Não existe uma taxionomia ou teoria para as emoções que seja geral ou aceite de forma universal e é grande a panóplia das emoções vivenciadas por todos nós. De entre as diferentes emoções, onde se pode incluir o prazer, a alegria, a euforia, o êxtase, a tristeza, o desanimo, a depressão, o medo, a ansiedade, a raiva, a hostilidade e a calma, a depressão e a euforia apresentam características opostas. Isto porque o sintoma cardinal da depressão é o humor disfórico, termo que implica tristeza, geralmente incluindo perda de interesse ou prazer na maioria das actividades da vida. Já a euforia é um estado de espírito caracterizado por uma satisfação e alegria fora do normal, aceleração extrema e inquietude, estimulando o impulso para compras e a hiper-sexualidade, entre outras reacções. Então, euforia e disforia são dois estados opostos, tal como alegria e tristeza e felicidade e infelicidade.

 

Do ponto de vista da utilidade, os estados emocionais são auto-reguladores e, pela informação que transmitem, podem ser poderosos aliados em termos de conduta. Mas esta aliança nem sempre acontece, já que o ser humano tende para a rigidificação ao nível do pensamento e é com grande facilidade que se deixa guiar por aquilo que sente sem pensar muito sobre o que está a acontecer.

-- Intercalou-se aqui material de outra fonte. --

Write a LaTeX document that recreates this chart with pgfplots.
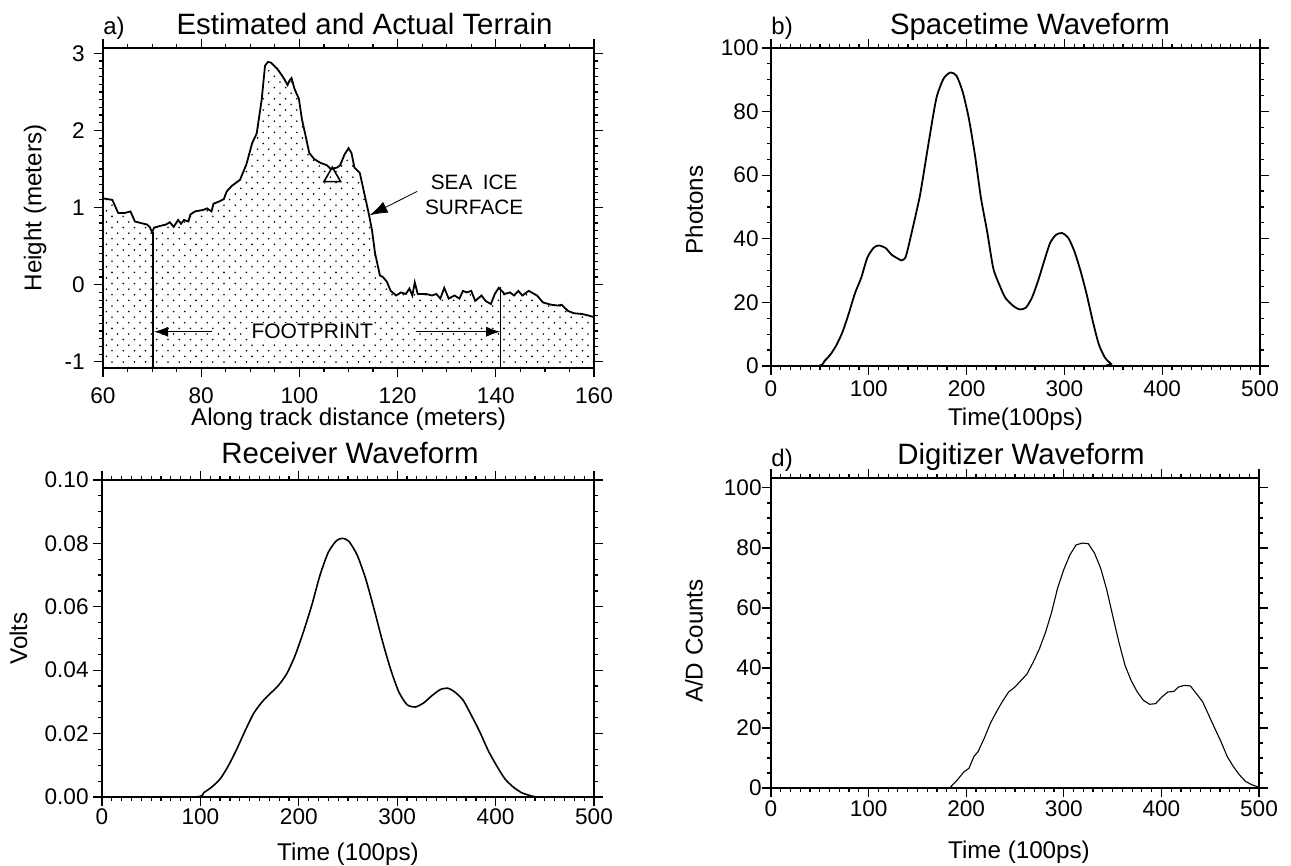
\documentclass[border=0pt]{standalone}
\usepackage{fontspec}
\setmainfont{Liberation Sans}
\usepackage{pgfplots}
\usepackage{pgfplotstable}
\pgfplotsset{compat=1.18}
\usetikzlibrary{patterns,arrows.meta}

% staggered sparse dots for the ice area
\pgfdeclarepatternformonly{icedots}{\pgfqpoint{-1pt}{-1pt}}{\pgfqpoint{4pt}{4pt}}{\pgfqpoint{5.6pt}{5.6pt}}{%
  \pgfpathcircle{\pgfqpoint{0pt}{0pt}}{0.45pt}%
  \pgfpathcircle{\pgfqpoint{2.8pt}{2.8pt}}{0.45pt}%
  \pgfusepath{fill}}

% a) terrain profile (meters)
\pgfplotstableread{
x y
60 1.12
61.9 1.10
63.1 0.93
64.4 0.93
65.6 0.95
66.5 0.82
67.7 0.80
69.0 0.78
69.5 0.75
70.0 0.68
70.4 0.74
71.5 0.76
72.8 0.78
73.6 0.81
74.4 0.75
75.3 0.84
75.9 0.79
76.5 0.84
77.4 0.82
77.8 0.91
78.7 0.95
80.4 0.97
81.2 0.99
82.1 0.95
82.5 1.05
83.7 1.08
84.6 1.11
85.2 1.21
86.2 1.28
87.9 1.36
89.2 1.56
90.4 1.84
91.3 1.96
92.3 2.39
93.0 2.84
93.6 2.89
94.2 2.88
95.5 2.80
96.7 2.69
97.6 2.59
98.0 2.65
98.4 2.68
99.0 2.54
99.9 2.41
100.5 2.15
101.4 1.89
102.0 1.71
103.0 1.63
104.3 1.58
105.6 1.55
106.4 1.50
107.7 1.52
108.3 1.55
109.2 1.69
110.0 1.77
110.6 1.71
111.2 1.52
112.3 1.45
113.2 1.19
114.2 0.90
114.8 0.70
115.4 0.41
116.4 0.12
117.0 0.10
117.8 0.04
118.6 -0.08
119.7 -0.14
120.7 -0.10
121.7 -0.12
122.4 -0.05
123.0 -0.14
123.5 0.03
124.1 -0.12
125.8 -0.12
127.0 -0.14
127.9 -0.12
128.7 -0.18
129.5 -0.04
130.4 -0.18
131.6 -0.14
132.6 -0.18
133.3 -0.08
134.1 -0.10
135.0 -0.08
135.8 -0.21
137.1 -0.14
137.9 -0.21
139.0 -0.25
139.8 -0.12
140.6 -0.04
141.8 -0.12
142.9 -0.10
143.7 -0.14
144.6 -0.08
145.4 -0.14
146.7 -0.08
148.4 -0.14
149.6 -0.23
151.3 -0.26
152.6 -0.27
153.4 -0.26
154.7 -0.34
155.9 -0.37
157.6 -0.38
158.9 -0.40
160 -0.42
}\terrain

% b) spacetime waveform (photons)
\pgfplotstableread{
x y
0 0
48 0
54.8 1.6
61 3.7
67.3 6.8
73.5 11
79.7 16.7
86 23
92.2 27.7
98.4 34
104.7 37.1
110 37.9
117.1 37.1
123.3 35
129.6 33.8
133.7 33.2
137.9 34.5
144.1 42.3
152.4 53.8
160.8 69.5
169 84.1
176.5 90.4
183.6 92.3
189.8 91.2
196 86.2
202.3 77.8
208.5 66.4
214.7 52.8
221 42.3
227.2 30.8
233.4 25.6
239.7 21.4
248 18.8
254.2 17.8
260.5 18.3
266.7 21.4
272.9 26.6
279.2 32.9
285.4 38.7
291.6 41.3
297.8 41.8
304.1 40.2
310.3 36
316.6 29.8
322.8 22.5
329 14.1
335.2 6.8
341.5 2.6
347.7 0.7
352 0
500 0
}\spacetime

% c) receiver waveform (volts)
\pgfplotstableread{
x y
0 0
94 0
103.4 0.0014
111.8 0.0032
120.3 0.0058
128.7 0.0100
137.1 0.0152
145.6 0.0210
154.0 0.0263
162.4 0.0299
170.9 0.0326
179.3 0.0352
187.8 0.0389
196.2 0.0446
204.6 0.0520
213.1 0.0604
221.5 0.0699
230.0 0.0772
238.4 0.0809
244.7 0.0816
251.1 0.0806
259.5 0.0762
268.0 0.0688
276.4 0.0594
284.8 0.0494
293.2 0.0404
301.7 0.0331
310.1 0.0291
318.6 0.0284
327.0 0.0297
335.4 0.0320
343.9 0.0339
351.5 0.0343
358.6 0.0331
367.1 0.0305
375.5 0.0257
384.0 0.0205
392.4 0.0147
400.8 0.0100
409.3 0.0058
417.7 0.0032
426.2 0.0014
434.6 0.0005
445 0
500 0
}\receiver

% d) digitizer waveform (A/D counts)
\pgfplotstableread{
x y
0 0
183 0
191.2 2.8
197.5 5.3
202.9 6.6
207.9 10.5
212.1 12.1
218.4 16.5
224.7 21.5
231.0 25.4
237.2 28.9
243.5 32.0
249.8 33.6
256.1 35.8
262.3 38.0
268.6 41.9
274.9 46.3
281.2 51.8
287.4 58.4
293.7 66.7
300.0 72.8
306.3 77.7
312.6 81.0
318.8 81.6
325.1 81.4
331.4 78.3
337.7 73.3
343.9 66.2
350.2 57.3
356.5 48.5
362.8 40.8
369.0 35.8
375.3 32.0
381.6 29.2
387.9 27.9
394.1 28.1
400.4 30.3
406.7 32.0
413.0 32.2
417.2 33.6
423.4 34.2
429.7 34.0
436.0 31.4
442.3 28.7
448.5 24.3
454.8 19.8
461.1 15.4
467.4 10.5
473.6 7.2
479.9 4.4
486.2 2.2
492.5 1.1
498.7 0.4
}\digitizer

\newcommand{\ttl}{\fontsize{14.7}{17}\selectfont}
\newcommand{\lett}{\fontsize{12}{14}\selectfont}
\newcommand{\lbl}{\fontsize{12.1}{14}\selectfont}

\pgfplotsset{
  panel/.style={
    scale only axis,
    anchor=south west,
    tick align=outside,
    major tick length=4.5pt,
    minor tick length=2pt,
    axis line style={line width=0.8pt},
    every tick/.style={black, line width=0.6pt},
    /pgf/number format/assume math mode=true,
    tick label style={font=\fontsize{11.3}{13}\selectfont, inner sep=0pt},
    every axis x label/.style={at={(axis description cs:0.5,0)}, anchor=north, font=\lbl, inner sep=0pt},
  },
  ylab/.style 2 args={every axis y label/.style={at={(axis description cs:#1,#2)}, rotate=90, anchor=center, font=\lbl, inner sep=0pt}},
}

\begin{document}
\begin{tikzpicture}
\useasboundingbox (0,0) rectangle (645.5pt,433pt);

% ---- a) ----
\begin{axis}[panel,
  at={(51.5pt,249pt)}, width=245.5pt, height=160pt,
  xmin=60, xmax=160, ymin=-1.08, ymax=3.07,
  xtick={60,80,...,160}, ytick={-1,0,1,2,3},
  minor x tick num=3, minor y tick num=9,
  xticklabel style={yshift=-5pt}, yticklabel style={xshift=-4.5pt},
  xlabel={Along track distance (meters)},
  xlabel style={yshift=-20pt},
  ylab={-0.1385}{0.5},
  ylabel={Height (meters)},
]
\addplot[draw=none, pattern=icedots, pattern color=black] table {\terrain} -- (160,-1.2) -- (60,-1.2) -- cycle;
\addplot[black, line width=0.9pt] table {\terrain};
\addplot[black, line width=0.6pt] coordinates {(70.2,-1.2) (70.2,0.69)};
\addplot[black, line width=0.6pt] coordinates {(141.0,-1.2) (141.0,-0.03)};
\addplot[only marks, mark=triangle, mark size=4.8pt, mark options={black, line width=0.8pt, fill=white}] coordinates {(106.7,1.40)};
\draw[line width=0.5pt, -{Latex[length=7pt,width=5pt]}] (axis cs:82.3,-0.61) -- (axis cs:70.4,-0.61);
\draw[line width=0.5pt, -{Latex[length=7pt,width=5pt]}] (axis cs:123.7,-0.61) -- (axis cs:140.9,-0.61);
\node[font=\fontsize{10.5}{12}\selectfont, fill=white, inner sep=0.8pt] at (axis cs:102.6,-0.61) {FOOTPRINT};
\node[font=\fontsize{10.4}{12.5}\selectfont, align=center] at (axis cs:135.6,1.165) {SEA\enspace ICE\\SURFACE};
\draw[line width=0.4pt, -{Latex[length=9pt,width=6pt]}] (axis cs:124.0,1.21) -- (axis cs:114.3,0.90);
\end{axis}

% ---- b) ----
\begin{axis}[panel,
  at={(385.5pt,250pt)}, width=244.5pt, height=159pt,
  xmin=0, xmax=500, ymin=0, ymax=100,
  xtick={0,100,...,500}, ytick={0,20,...,100},
  minor x tick num=9, minor y tick num=3,
  xticklabel style={yshift=-2.5pt}, yticklabel style={xshift=-1.5pt},
  xlabel={Time(100ps)},
  xlabel style={yshift=-21pt},
  ylab={-0.157}{0.49},
  ylabel={Photons},
]
\addplot[black, line width=0.9pt, smooth, tension=0.4] table {\spacetime};
\end{axis}

% ---- c) ----
\begin{axis}[panel,
  at={(51pt,34.5pt)}, width=246pt, height=158.5pt,
  xmin=0, xmax=500, ymin=0, ymax=0.1,
  xtick={0,100,...,500}, ytick={0,0.02,0.04,0.06,0.08,0.1},
  minor x tick num=9, minor y tick num=3,
  scaled y ticks=false,
  yticklabel style={xshift=-2pt, /pgf/number format/fixed, /pgf/number format/fixed zerofill, /pgf/number format/precision=2},
  xticklabel style={yshift=-1pt},
  xlabel={Time (100ps)},
  xlabel style={yshift=-23pt},
  ylab={-0.170}{0.5},
  ylabel={Volts},
]
\addplot[black, line width=0.8pt, smooth, tension=0.4] table {\receiver};
\end{axis}

% ---- d) ----
\begin{axis}[panel,
  at={(385.5pt,39pt)}, width=244pt, height=155pt,
  xmin=0, xmax=500, ymin=0, ymax=103.3,
  xtick={0,100,...,500}, ytick={0,20,...,100},
  minor x tick num=9, minor y tick num=3,
  xticklabel style={yshift=-1.5pt},
  xlabel={Time (100ps)},
  xlabel style={yshift=-26.5pt, xshift=2pt},
  ylab={-0.158}{0.474},
  ylabel={A/D Counts},
]
\addplot[black, line width=0.55pt] table {\digitizer};
\end{axis}

% titles and panel letters
\node[anchor=base, font=\ttl] at (182.25pt,415.5pt) {Estimated and Actual Terrain};
\node[anchor=base west, inner sep=0pt, font=\lett] at (51.5pt,415.5pt) {a)};
\node[anchor=base, font=\ttl] at (515pt,415.5pt) {Spacetime Waveform};
\node[anchor=base west, inner sep=0pt, font=\lett] at (385.5pt,415.5pt) {b)};
\node[anchor=base, font=\ttl] at (175pt,201pt) {Receiver Waveform};
\node[anchor=base, font=\ttl] at (510.5pt,200.5pt) {Digitizer Waveform};
\node[anchor=base west, inner sep=0pt, font=\lett] at (385.5pt,199.6pt) {d)};
\end{tikzpicture}
\end{document}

A meu ver, tal como nos relacionamos com os outros, relacionamo-nos com nós próprios e com os nossos estados emocionais (não só a euforia e a disforia, como com todos os outros). Neste processo, a relação estabelecida pode ser adaptada, com os estados emocionais a serem usados como forma de orientação e regulação pessoal, ou desadaptada, quando as pessoas são apenas veículos para a sua expressão desorganizada. Daí que seja importante que cada um de nós se pergunte regularmente: Que tipo de relação tenho com as minhas emoções? Esta relação é vantajosa para mim?